Don't know if this is the right forum for this question, but it is about bilingual Castilian and Catalan pronunciation. Does Catalans have the "th" sound? I thought not, but sometimes when I listen to Catalans spoken, I'll here the "th" sound. Is this just a Castellano speaker just perhaps regressing, or are there some variations of Catalans that also use the "th"? Or if a Catalans speaker refers to something Castilian he'll just use the Castilian pronunciation? I seem to notice this in newscasts sometimes.


----------



## chamyto

Can you explain what "th" sound ?

th as in the ?
th as in Thomas ?
th as in theatre ?


----------



## Namarne

Hello, 


chamyto said:


> th as in theatre ?


I'll assume this. 


xandersun said:


> Does Catalans have the "th" sound?


No.  





> I thought not, but sometimes when I listen to Catalans spoken, I'll here the "th" sound. Or if a Catalans speaker refers to something Castilian he'll just use the Castilian pronunciation?


I think so. 


> ...or are there some variations of Catalans that also use the "th"?


Well, in fact I know some little villages (in the province of Huesca, near Catalonia) where this exists as a phenomenon. They speak Catalan and they pronounce like "th" some sounds written with "c" or "z". But this is very strange, and you'll never hear that in the media.


----------



## Food for thought

The "th" sound in Castillian usually becomes an "s" in Catalán. 
There's a lot of "X" pronounced "Ch" and also the English "Z" sound, but no "Th"
(At least not in Mallorca)


----------



## ampurdan

In the Catalan media, you'll only hear /θ/ when they pronounce a Spanish word in formal speech. Of course, some speakers may mix both languages and come up with mixed pronunciations, but this is not standard and it is not a dialect (except for the one Namarne has told us about, which I did not know).

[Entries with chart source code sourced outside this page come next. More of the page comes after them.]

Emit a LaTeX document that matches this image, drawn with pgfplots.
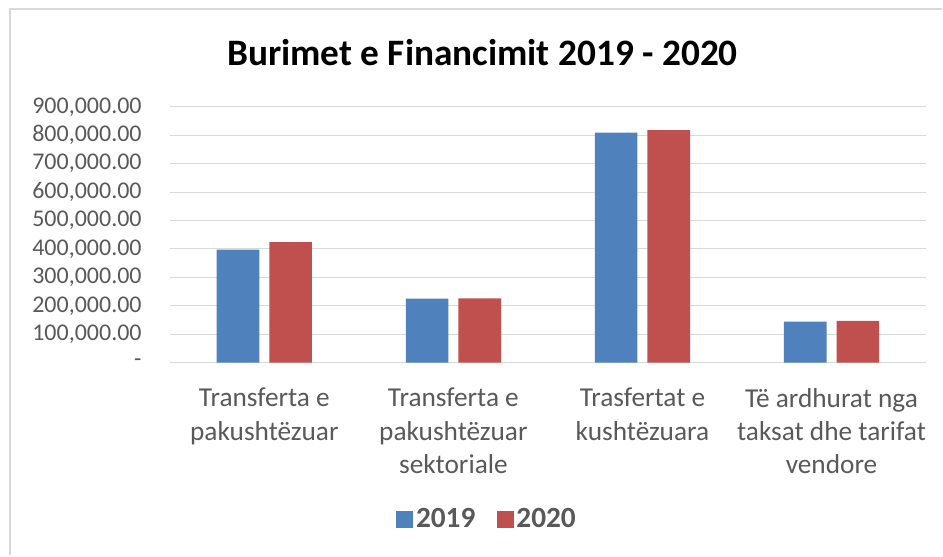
\documentclass[border=0pt]{standalone}
\usepackage{pgfplots}
\pgfplotsset{compat=1.18}
\usepackage{fontspec}
\setmainfont{Carlito}
\definecolor{cblue}{HTML}{4F81BD}
\definecolor{cred}{HTML}{C0504D}
\definecolor{tgray}{HTML}{595959}
\definecolor{ggray}{HTML}{D9D9D9}
\begin{document}
\begin{tikzpicture}[x=0.75pt,y=0.75pt]
\path (0,0) rectangle (943,556);
\draw[ggray, line width=1.5pt] (10.5,0) -- (10.5,547) -- (943,547);
\node[font=\bfseries\fontsize{28}{32}\selectfont, text=black] at (483,503) {Burimet e Financimit 2019 - 2020};
\begin{axis}[
  at={(127.5pt,144.75pt)}, anchor=south west,
  scale only axis, width=567.75pt, height=192pt,
  ybar=7.5pt, bar width=32pt,
  xmin=-0.5, xmax=3.5, ymin=0, ymax=900000,
  enlargelimits=false,
  scaled y ticks=false,
  axis line style={draw=none},
  major tick length=0pt,
  ymajorgrids, grid style={ggray, line width=0.75pt},
  ytick={0,100000,200000,300000,400000,500000,600000,700000,800000,900000},
  yticklabels={{-},{100,000.00},{200,000.00},{300,000.00},{400,000.00},{500,000.00},{600,000.00},{700,000.00},{800,000.00},{900,000.00}},
  yticklabel style={text=tgray, font=\fontsize{18}{22}\selectfont, inner sep=0pt, anchor=east, xshift=-21pt},
  xtick={0,1,2,3},
  xticklabels={{Transferta e\\pakushtëzuar},{Transferta e\\pakushtëzuar\\sektoriale},{Trasfertat e\\kushtëzuara},{Të ardhurat nga\\taksat dhe tarifat\\vendore}},
  xticklabel style={text=tgray, font=\fontsize{20.5}{25}\selectfont, align=center, inner sep=0pt, anchor=north, yshift=-19pt},
  legend style={at={(0.42,-0.613)}, anchor=center, draw=none, font=\bfseries\fontsize{22}{26}\selectfont, text=tgray,
    /tikz/every even column/.append style={column sep=14pt}},
  legend columns=2,
  legend image code/.code={\fill[#1] (0pt,-6.5pt) rectangle (12.75pt,6.25pt);},
]
\addplot[fill=cblue, draw=none] coordinates {(0,398000) (1,225000) (2,809000) (3,144000)};
\addplot[fill=cred, draw=none] coordinates {(0,424000) (1,226000) (2,818000) (3,147000)};
\legend{2019,2020}
\end{axis}
\end{tikzpicture}
\end{document}
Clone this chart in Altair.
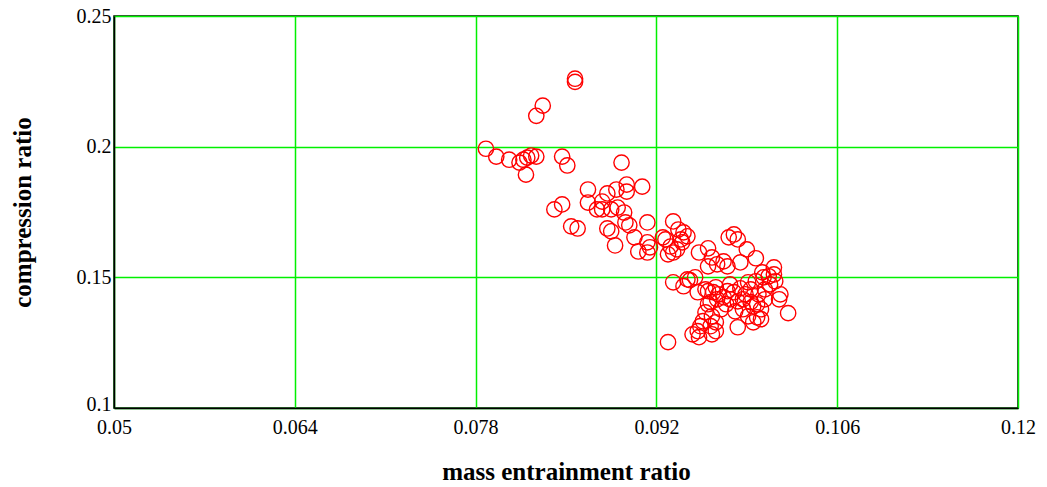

Catalan and Spanish "s" is apical, unlike the English one. However, some people in Catalonia pronounce it like an English "s". Perhaps the contrast might have lead you to think it is a /θ/, but that's not likely, I guess.


----------



## samarkanda

The Catalan language does not have the /θ/ sound. However, us Catalans have learnt Castillian Spanish, so when we speak Spanish we do pronounce /θ/.


----------



## ernest_

xandersun said:


> Does Catalans have the "th" sound? I thought not, but sometimes when I listen to Catalans spoken, I'll here the "th" sound.



There is no /θ/ in Catalan. However, many people use this sound when they pronounce an acronym that contains the letter "c", such as PSC /pe se θe/ or CD /θe ðe/. Why they do it I don't know, but every day there are more and more people doing it.


----------



## ampurdan

ernest_ said:


> There is no /θ/ in Catalan. However, many people use this sound when they pronounce an acronym that contains the letter "c", such as PSC /pe se θe/ or CD /θe ðe/. Why they do it I don't know, but every day there are more and more people doing it.

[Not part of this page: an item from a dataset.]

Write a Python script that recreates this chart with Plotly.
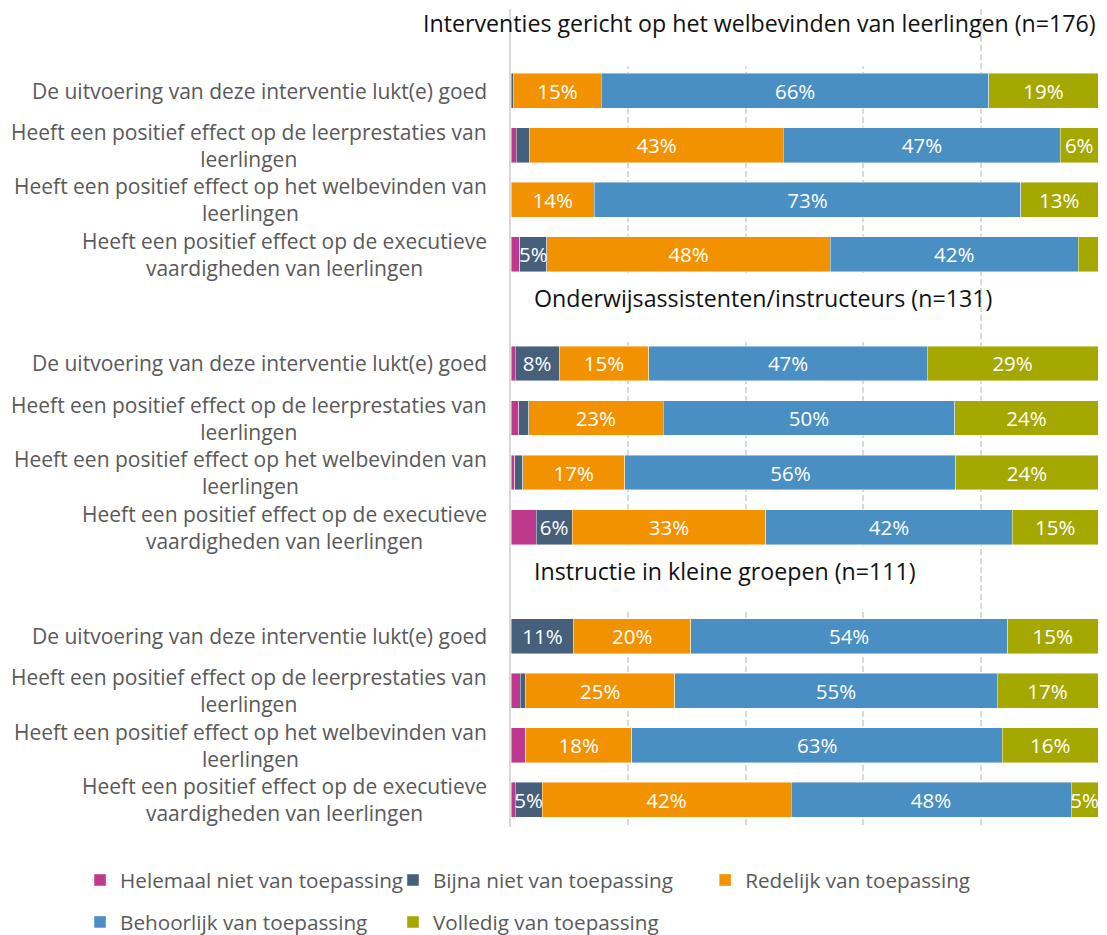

Oh, yes! I hadn't thought about that. That's another possibility.


----------



## merquiades

From my personal experience, I have always admired that Catalans are bilingual in the extreme whether their mother tongue is Catalan or Spanish.  You can hear them speaking Castilian and then switch to Catalan, always with perfect accents. But I have to say I'm only familiar with the Barcelona area. Thus, when they speak Castilian Spanish everyone pronounces /θ/ and in Catalan /s/ or /z/ depending on the case.  So with cognate words they would say in Spanish Casa /casa/ and Caza /kaθa/ but in Catalan Casa /kaza/ and Caça /kasa/. Some people throw in words from Spanish when they speak Catalan and would use /θ/ if they have one. Likewise, non-Catalan names too.  On the radio no one would pronounce /Zapatero/ or /Sapatero/ always /θapatero/. I believe they would even say Pérez /Péreθ/ even if that particular person and his family had always lived in Catalonia.

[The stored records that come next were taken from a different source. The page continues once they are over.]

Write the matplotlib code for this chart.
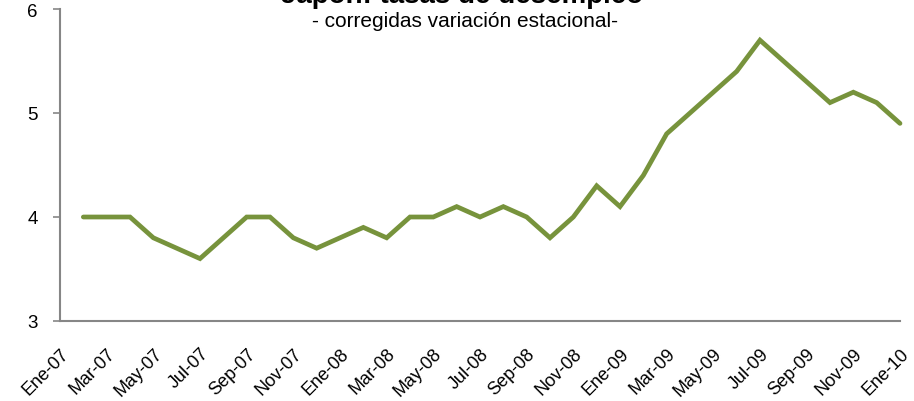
import matplotlib.pyplot as plt

plt.rcParams['font.family'] = ['Liberation Sans', 'DejaVu Sans']

# Japan unemployment rate, seasonally adjusted (monthly, Feb-07 .. Ene-10)
months = list(range(1, 37))
rate = [4.0, 4.0, 4.0, 3.8, 3.7, 3.6, 3.8, 4.0, 4.0, 3.8, 3.7, 3.8,
        3.9, 3.8, 4.0, 4.0, 4.1, 4.0, 4.1, 4.0, 3.8, 4.0, 4.3, 4.1,
        4.4, 4.8, 5.0, 5.2, 5.4, 5.7, 5.5, 5.3, 5.1, 5.2, 5.1, 4.9]

tick_pos = list(range(0, 37, 2))
tick_labels = ['Ene-07', 'Mar-07', 'May-07', 'Jul-07', 'Sep-07', 'Nov-07',
               'Ene-08', 'Mar-08', 'May-08', 'Jul-08', 'Sep-08', 'Nov-08',
               'Ene-09', 'Mar-09', 'May-09', 'Jul-09', 'Sep-09', 'Nov-09',
               'Ene-10']

fig = plt.figure(figsize=(9.14, 4.02), dpi=100)
ax = fig.add_axes([60 / 914, 80 / 402, 840 / 914, 312 / 402])

ax.plot(months, rate, color='#77933C', linewidth=3.4, solid_capstyle='round',
        solid_joinstyle='miter', clip_on=False)

ax.set_xlim(0, 36)
ax.set_ylim(3, 6)
ax.set_yticks([3, 4, 5, 6])
ax.set_xticks(tick_pos)
ax.set_xticklabels(tick_labels, rotation=45, ha='right', rotation_mode='anchor')

for s in ['top', 'right']:
    ax.spines[s].set_visible(False)
for s in ['left', 'bottom']:
    ax.spines[s].set_color('#868686')
    ax.spines[s].set_linewidth(1.5)

ax.tick_params(axis='y', length=5, width=1.2, color='#868686', labelsize=13.5, pad=11)
ax.tick_params(axis='x', length=0, labelsize=13, pad=17)

fig.text(0.506, 1 - 3 / 402, 'Japón: tasas de desempleo', ha='center', va='baseline',
         fontsize=20, fontweight='bold')
fig.text(0.509, 1 - 27 / 402, '- corregidas variación estacional-', ha='center',
         va='baseline', fontsize=15)

fig.savefig('out.png', dpi=100)
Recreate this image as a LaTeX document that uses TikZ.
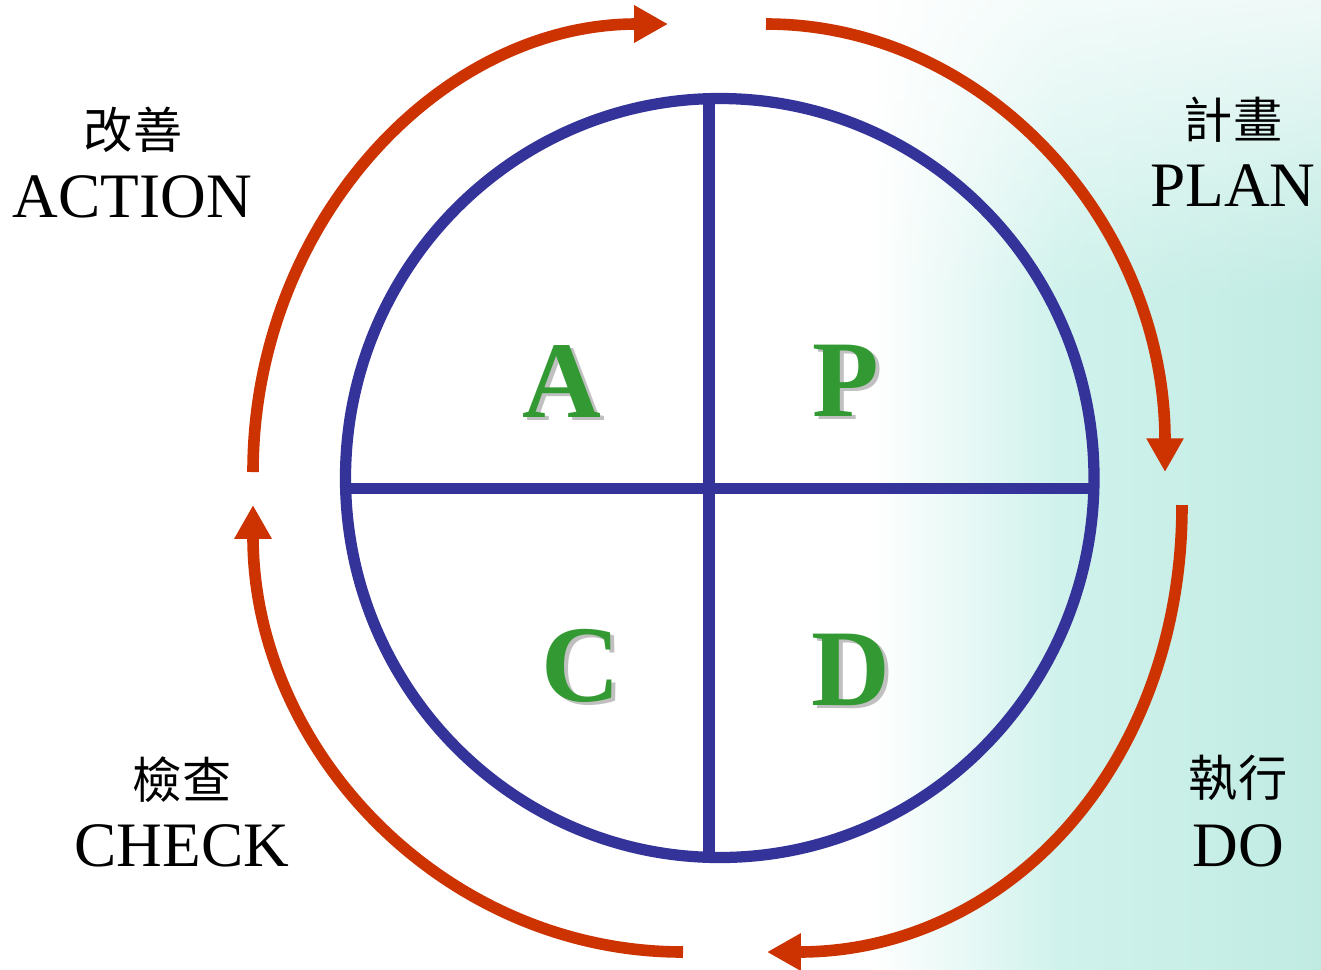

Edit: on a personal note, perhaps off-subject, sorry. When I go to Barcelona everybody naturally speaks to me in Castilian.  I used to try to listen very hard to pick up some kind of Catalan accent, open a, dark l sounds, neutral vowels, no θ, use of some words rather than others (mirar not ver for example) to see if I could practice Catalan with them and it never worked. Now I just ask.


----------



## ampurdan

merquiades said:


> On the radio no one would pronounce /Zapatero/ or /Sapatero/ always /θapatero/. I believe they would even say Pérez /Péreθ/ even if that particular person and his family had always lived in Catalonia.



You are right. That's on the radio and in Barcelona. In everyday speech Catalan speakers in Girona have a stronger tendency to pronounce /Sa.pa.'te.ro/ and /'Pe.res/ when they speak in Catalan.


----------



## merquiades

I just re-read the original question about th.  If Xanderson is referring to the th /ð/ in that, either, brother it does exist both in Catalan and Castilian.  It's the d in casada /kazaða/, cada /kaða/.


----------



## xandersun

Wow, so many illuminating responses. Thank you all! Yes, I was referring the "th" in "theatre" (hence, the reference to ceceo). Now that people have mentioned it, I think I probably did hear people speaking Catalan but then pronouncing proper names or acronyms with a ceceo pronunciation. Or it might have been a Castellano native speaker lapsing here and there? I guess it would be rare to hear someone from one of those exceptional villages on the radio speaking Catalan but with "ths".


----------